What you need to do: Determine how many lines of the data below contain "this", then give only that number.

Items:
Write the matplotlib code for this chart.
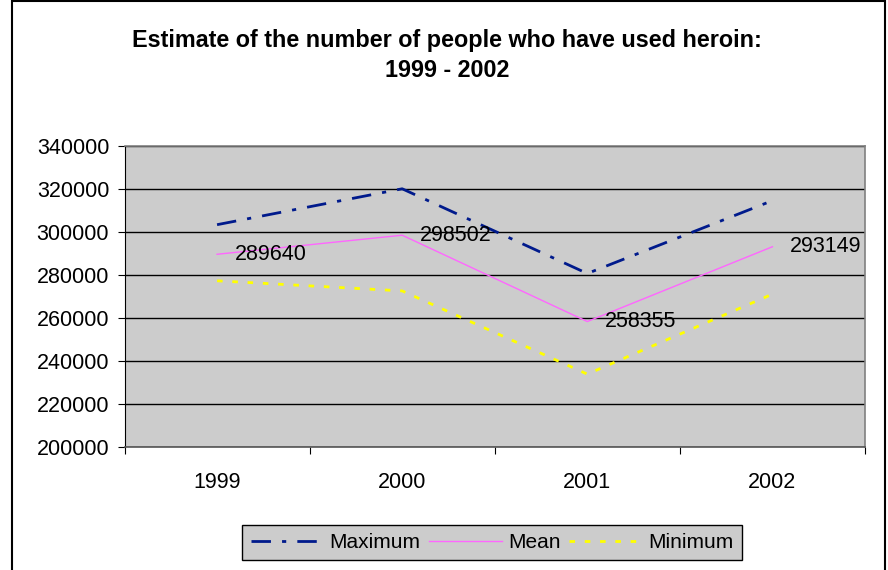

==

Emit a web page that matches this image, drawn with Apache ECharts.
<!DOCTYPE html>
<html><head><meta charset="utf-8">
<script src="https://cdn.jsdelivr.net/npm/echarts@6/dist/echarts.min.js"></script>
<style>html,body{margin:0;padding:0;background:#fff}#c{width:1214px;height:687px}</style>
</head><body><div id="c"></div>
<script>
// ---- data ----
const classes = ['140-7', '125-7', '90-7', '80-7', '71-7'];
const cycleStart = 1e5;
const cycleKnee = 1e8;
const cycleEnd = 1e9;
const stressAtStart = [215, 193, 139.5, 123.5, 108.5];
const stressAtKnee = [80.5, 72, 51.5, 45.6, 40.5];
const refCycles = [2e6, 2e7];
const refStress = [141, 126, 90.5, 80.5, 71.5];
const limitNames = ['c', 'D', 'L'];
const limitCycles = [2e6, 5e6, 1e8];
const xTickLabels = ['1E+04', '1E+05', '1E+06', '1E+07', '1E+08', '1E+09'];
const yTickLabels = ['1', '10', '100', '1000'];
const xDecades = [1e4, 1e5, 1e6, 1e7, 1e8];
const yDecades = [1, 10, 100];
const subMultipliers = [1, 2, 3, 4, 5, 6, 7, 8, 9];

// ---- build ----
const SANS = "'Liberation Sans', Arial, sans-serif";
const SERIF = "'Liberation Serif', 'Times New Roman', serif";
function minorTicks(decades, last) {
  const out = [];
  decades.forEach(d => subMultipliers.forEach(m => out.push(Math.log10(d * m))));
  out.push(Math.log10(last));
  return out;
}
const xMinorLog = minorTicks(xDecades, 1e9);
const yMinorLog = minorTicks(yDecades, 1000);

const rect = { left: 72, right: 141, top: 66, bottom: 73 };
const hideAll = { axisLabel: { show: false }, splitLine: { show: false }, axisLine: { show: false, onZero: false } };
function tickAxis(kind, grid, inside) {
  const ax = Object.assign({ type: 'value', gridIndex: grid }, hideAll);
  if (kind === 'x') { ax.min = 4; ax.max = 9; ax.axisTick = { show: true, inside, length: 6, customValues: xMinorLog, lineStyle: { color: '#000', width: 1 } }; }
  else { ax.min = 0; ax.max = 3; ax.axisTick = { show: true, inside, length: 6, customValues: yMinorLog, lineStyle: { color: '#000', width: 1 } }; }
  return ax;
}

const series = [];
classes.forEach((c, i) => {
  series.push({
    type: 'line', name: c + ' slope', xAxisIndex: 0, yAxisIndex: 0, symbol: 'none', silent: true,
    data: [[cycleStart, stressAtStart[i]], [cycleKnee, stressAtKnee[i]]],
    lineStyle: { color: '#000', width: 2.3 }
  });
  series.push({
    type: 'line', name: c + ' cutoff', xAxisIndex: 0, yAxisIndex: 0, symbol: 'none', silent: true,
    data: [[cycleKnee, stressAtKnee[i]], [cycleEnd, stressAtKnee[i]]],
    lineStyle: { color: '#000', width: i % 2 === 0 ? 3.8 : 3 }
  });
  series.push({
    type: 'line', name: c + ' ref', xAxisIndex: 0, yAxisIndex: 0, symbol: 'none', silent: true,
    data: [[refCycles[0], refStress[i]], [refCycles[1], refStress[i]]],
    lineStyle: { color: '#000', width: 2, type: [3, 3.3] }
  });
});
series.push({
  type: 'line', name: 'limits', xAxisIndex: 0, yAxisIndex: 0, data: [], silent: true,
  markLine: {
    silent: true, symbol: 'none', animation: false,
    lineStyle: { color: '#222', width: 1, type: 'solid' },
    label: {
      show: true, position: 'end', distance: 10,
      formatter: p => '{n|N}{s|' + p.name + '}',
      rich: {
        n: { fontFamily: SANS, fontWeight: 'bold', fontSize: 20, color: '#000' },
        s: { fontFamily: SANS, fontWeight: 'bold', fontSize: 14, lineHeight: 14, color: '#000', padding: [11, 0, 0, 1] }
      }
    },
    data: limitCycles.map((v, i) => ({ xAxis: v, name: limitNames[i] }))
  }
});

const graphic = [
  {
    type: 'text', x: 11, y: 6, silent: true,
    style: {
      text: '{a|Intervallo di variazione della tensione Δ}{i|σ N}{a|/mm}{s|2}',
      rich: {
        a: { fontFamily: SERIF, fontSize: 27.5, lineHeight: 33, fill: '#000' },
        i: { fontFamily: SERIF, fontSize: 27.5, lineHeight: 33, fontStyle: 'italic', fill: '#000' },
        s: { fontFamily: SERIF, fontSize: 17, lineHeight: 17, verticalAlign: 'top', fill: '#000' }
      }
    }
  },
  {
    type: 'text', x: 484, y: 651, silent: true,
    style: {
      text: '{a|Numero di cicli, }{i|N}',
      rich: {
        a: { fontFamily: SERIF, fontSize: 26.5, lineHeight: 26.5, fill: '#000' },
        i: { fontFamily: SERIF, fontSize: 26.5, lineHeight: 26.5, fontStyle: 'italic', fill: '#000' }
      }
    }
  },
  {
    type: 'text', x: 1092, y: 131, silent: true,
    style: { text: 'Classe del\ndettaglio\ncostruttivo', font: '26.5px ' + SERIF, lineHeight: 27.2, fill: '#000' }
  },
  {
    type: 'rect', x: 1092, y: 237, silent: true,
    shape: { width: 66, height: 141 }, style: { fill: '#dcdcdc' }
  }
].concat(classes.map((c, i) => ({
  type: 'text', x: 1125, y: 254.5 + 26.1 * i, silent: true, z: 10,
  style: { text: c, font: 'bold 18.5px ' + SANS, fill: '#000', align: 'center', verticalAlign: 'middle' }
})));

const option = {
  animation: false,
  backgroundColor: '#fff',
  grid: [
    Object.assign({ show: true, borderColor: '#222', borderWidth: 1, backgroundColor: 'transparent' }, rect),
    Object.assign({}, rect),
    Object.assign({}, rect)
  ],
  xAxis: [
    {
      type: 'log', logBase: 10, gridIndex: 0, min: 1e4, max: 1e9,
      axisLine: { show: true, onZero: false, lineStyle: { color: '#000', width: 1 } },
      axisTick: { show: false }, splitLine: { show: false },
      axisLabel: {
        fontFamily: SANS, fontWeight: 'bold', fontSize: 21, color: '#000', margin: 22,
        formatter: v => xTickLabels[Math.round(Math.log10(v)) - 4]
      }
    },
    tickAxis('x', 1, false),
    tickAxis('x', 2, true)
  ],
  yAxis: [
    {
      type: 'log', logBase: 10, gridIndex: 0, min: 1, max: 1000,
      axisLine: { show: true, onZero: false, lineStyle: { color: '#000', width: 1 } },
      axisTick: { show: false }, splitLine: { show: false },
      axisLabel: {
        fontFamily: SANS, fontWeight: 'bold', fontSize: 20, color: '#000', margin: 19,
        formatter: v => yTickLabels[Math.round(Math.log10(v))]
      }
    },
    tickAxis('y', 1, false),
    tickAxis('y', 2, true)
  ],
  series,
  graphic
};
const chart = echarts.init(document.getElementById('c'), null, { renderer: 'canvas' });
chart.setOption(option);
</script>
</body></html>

Complete output: 2